I realize I am not in similar circumstances, but I think that if I were in Bryan's shoes, and this were not the first time I had attempted to address the issue, I would have reacted exactly the same way. Yes, it's sweet she wanted to take care of the cats, but when you live in an apartment, you have to give a minimum level of shits when it comes to not making your neighbors' lives harder by depriving them of sleep, no matter if you do so by playing a nice song; rest assured, if the upstairs neighbor were playing my favorite song in the whole world at sleep preventative levels, I would have called the cops without going upstairs.

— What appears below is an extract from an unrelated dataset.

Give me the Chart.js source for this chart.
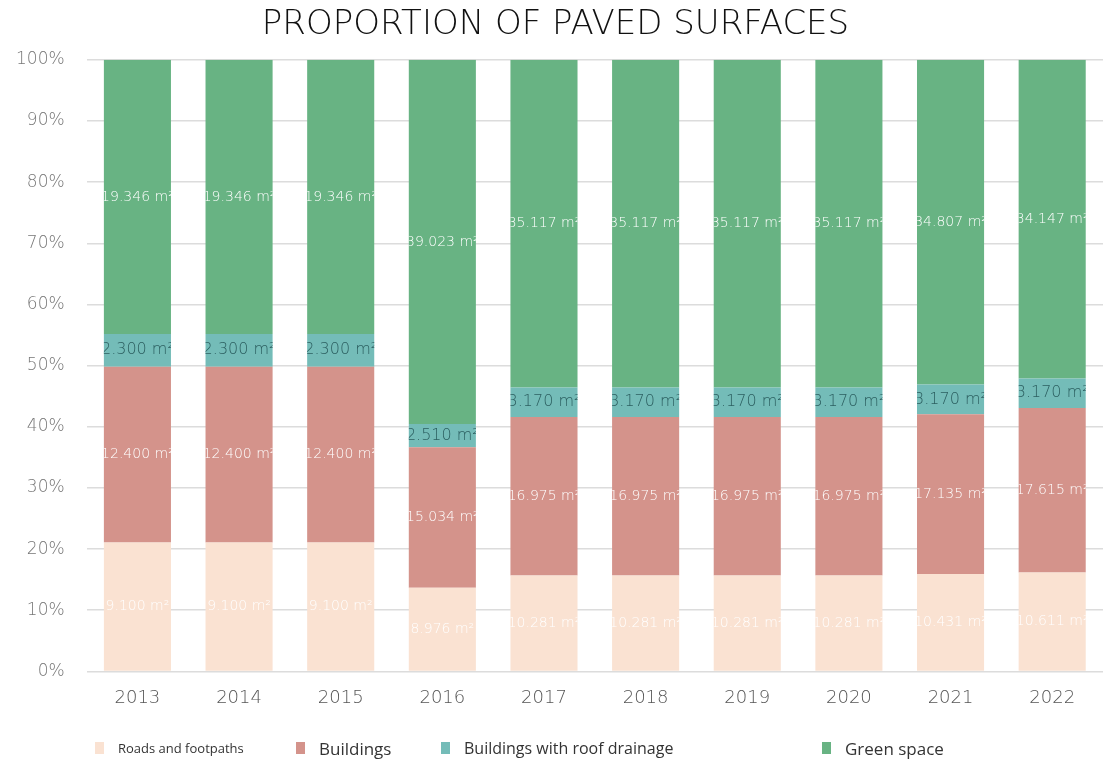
<!DOCTYPE html>
<html>
<head>
<meta charset="utf-8">
<script src="https://cdn.jsdelivr.net/npm/chart.js@4.4.1/dist/chart.umd.min.js"></script>
<style>
  html, body { margin: 0; padding: 0; background: #fff; }
  #wrap { position: relative; width: 1103px; height: 761px; }
  #legend { position: absolute; left: 0; top: 737px; width: 1103px; height: 24px;
            font-family: "Open Sans", sans-serif; color: #333; }
  .item { position: absolute; top: 0; display: flex; align-items: center; height: 22px; }
  .sw { width: 9px; height: 12px; margin-right: 14px; }
</style>
</head>
<body>
<div id="wrap">
  <canvas id="chart" width="1103" height="761"></canvas>
  <div id="legend"></div>
</div>
<script>
// areas in m² per year
const years = ["2013", "2014", "2015", "2016", "2017", "2018", "2019", "2020", "2021", "2022"];
const roads = [9100, 9100, 9100, 8976, 10281, 10281, 10281, 10281, 10431, 10611];
const buildings = [12400, 12400, 12400, 15034, 16975, 16975, 16975, 16975, 17135, 17615];
const roofDrainage = [2300, 2300, 2300, 2510, 3170, 3170, 3170, 3170, 3170, 3170];
const greenSpace = [19346, 19346, 19346, 39023, 35117, 35117, 35117, 35117, 34807, 34147];
const yTicks = [0, 10, 20, 30, 40, 50, 60, 70, 80, 90, 100];

const FONT = "DejaVu Sans";

const series = [
    { label: "Roads and footpaths", values: roads, color: "#fae2d2", text: "#ffffff", size: 14, legendSize: 13 },
    { label: "Buildings", values: buildings, color: "#d4938b", text: "#ffffff", size: 14, legendSize: 17 },
    { label: "Buildings with roof drainage", values: roofDrainage, color: "#74bcb8", text: "#2c5f60", size: 16, legendSize: 16 },
    { label: "Green space", values: greenSpace, color: "#68b383", text: "#ffffff", size: 14, legendSize: 17 },
];

const totals = years.map((y, i) => series.reduce((s, d) => s + d.values[i], 0));

function fmtArea(v) {
    return v.toString().replace(/\B(?=(\d{3})+(?!\d))/g, ".") + " m²";
}

// value labels, clipped to their bar segment
const segmentLabels = {
    id: "segmentLabels",
    afterDatasetsDraw(chart) {
        const ctx = chart.ctx;
        chart.data.datasets.forEach((ds, di) => {
            const meta = chart.getDatasetMeta(di);
            const s = series[di];
            meta.data.forEach((bar, i) => {
                const top = Math.min(bar.y, bar.base);
                const bottom = Math.max(bar.y, bar.base);
                const left = bar.x - bar.width / 2;
                ctx.save();
                ctx.beginPath();
                ctx.rect(left, top, bar.width, bottom - top);
                ctx.clip();
                ctx.fillStyle = s.text;
                ctx.font = `300 ${s.size}px "${FONT}", sans-serif`;
                ctx.textAlign = "center";
                ctx.textBaseline = "middle";
                ctx.fillText(fmtArea(s.values[i]), bar.x, (top + bottom) / 2);
                ctx.restore();
            });
        });
    }
};

new Chart(document.getElementById("chart"), {
    type: "bar",
    data: {
        labels: years,
        datasets: series.map(s => ({
            label: s.label,
            data: s.values.map((v, i) => v / totals[i] * 100),
            backgroundColor: s.color,
            borderWidth: 0,
            categoryPercentage: 1,
            barPercentage: 0.66,
        }))
    },
    options: {
        responsive: false,
        animation: false,
        layout: { padding: { left: 8, right: 0, top: 0, bottom: 44 } },
        plugins: {
            legend: { display: false },
            tooltip: { enabled: false },
            title: {
                display: true,
                text: "PROPORTION OF PAVED SURFACES",
                color: "#111",
                font: { family: FONT, size: 34, weight: 300 },
                padding: { top: 5, bottom: 14 },
            },
        },
        scales: {
            x: {
                stacked: true,
                grid: { display: false },
                border: { display: false },
                ticks: { color: "#555", font: { family: FONT, size: 18, weight: 300 }, padding: 8 },
            },
            y: {
                stacked: true,
                min: 0,
                max: 100,
                afterBuildTicks(axis) { axis.ticks = yTicks.map(v => ({ value: v })); },
                grid: { color: "#dcdcdc", tickColor: "rgba(0,0,0,0)", tickLength: 14, lineWidth: 1.5 },
                border: { display: false },
                ticks: {
                    color: "#777",
                    font: { family: FONT, size: 17, weight: 300 },
                    padding: 8,
                    callback: v => v + "%",
                },
            },
        },
    },
    plugins: [segmentLabels],
});

// legend row under the chart
const legendPos = [95, 296, 441, 822];
const legendEl = document.getElementById("legend");
series.forEach((s, i) => {
    const item = document.createElement("div");
    item.className = "item";
    item.style.left = legendPos[i] + "px";
    item.style.fontSize = s.legendSize + "px";
    const sw = document.createElement("span");
    sw.className = "sw";
    sw.style.background = s.color;
    const txt = document.createElement("span");
    txt.textContent = s.label;
    item.appendChild(sw);
    item.appendChild(txt);
    legendEl.appendChild(item);
});
</script>
</body>
</html>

So yes, he was absolutely within his rights to get angry. Yes, it was shitty that he did so on a woman who just survived a suicide attempt and the trauma of Dr. X, but he doesn't know anything about any of that in the first place. Even if he did, he would still be justified as hell to demand as calmly and rationally as possible that she keep the racket down; regardless of her mental state, he still has a life that she is potentially ruining (as detailed above). If he really did kill cats (something that is only mentioned in that little vignette that we don't know actually happened as opposed to it being Susan's way of shaking her finger at him for calling people to remove the possible harmful cats from the premises), that's a bad thing that he should absolutely pay for, preferably by going to jail. However, breaking into his apartment and terrorizing him in a way that could very well give him a heart attack and kill him is hardly justified; if the legal system in the UK is anything like it is here, I sincerely doubt the court is going to give any credit to "but we were just paying him back for killing cats" as a defense for committing manslaughter if not second degree murder by way of depraved indifference. If she brought up the possibility of him being Adam as an alternative defense, she would get crucified once it was revealed that he wasn't and that any rational person should have been prepared for the possibility that he wasn't actually in that building in the first place, and that even if he were, it still doesn't establish any kind of defense for the hypothetical murder/manslaughter charge (much less the B&E, but hey, we wouldn't have a plot otherwise).
tl;dr: even if he is guilty of something, terrorizing Bryan was going way too far.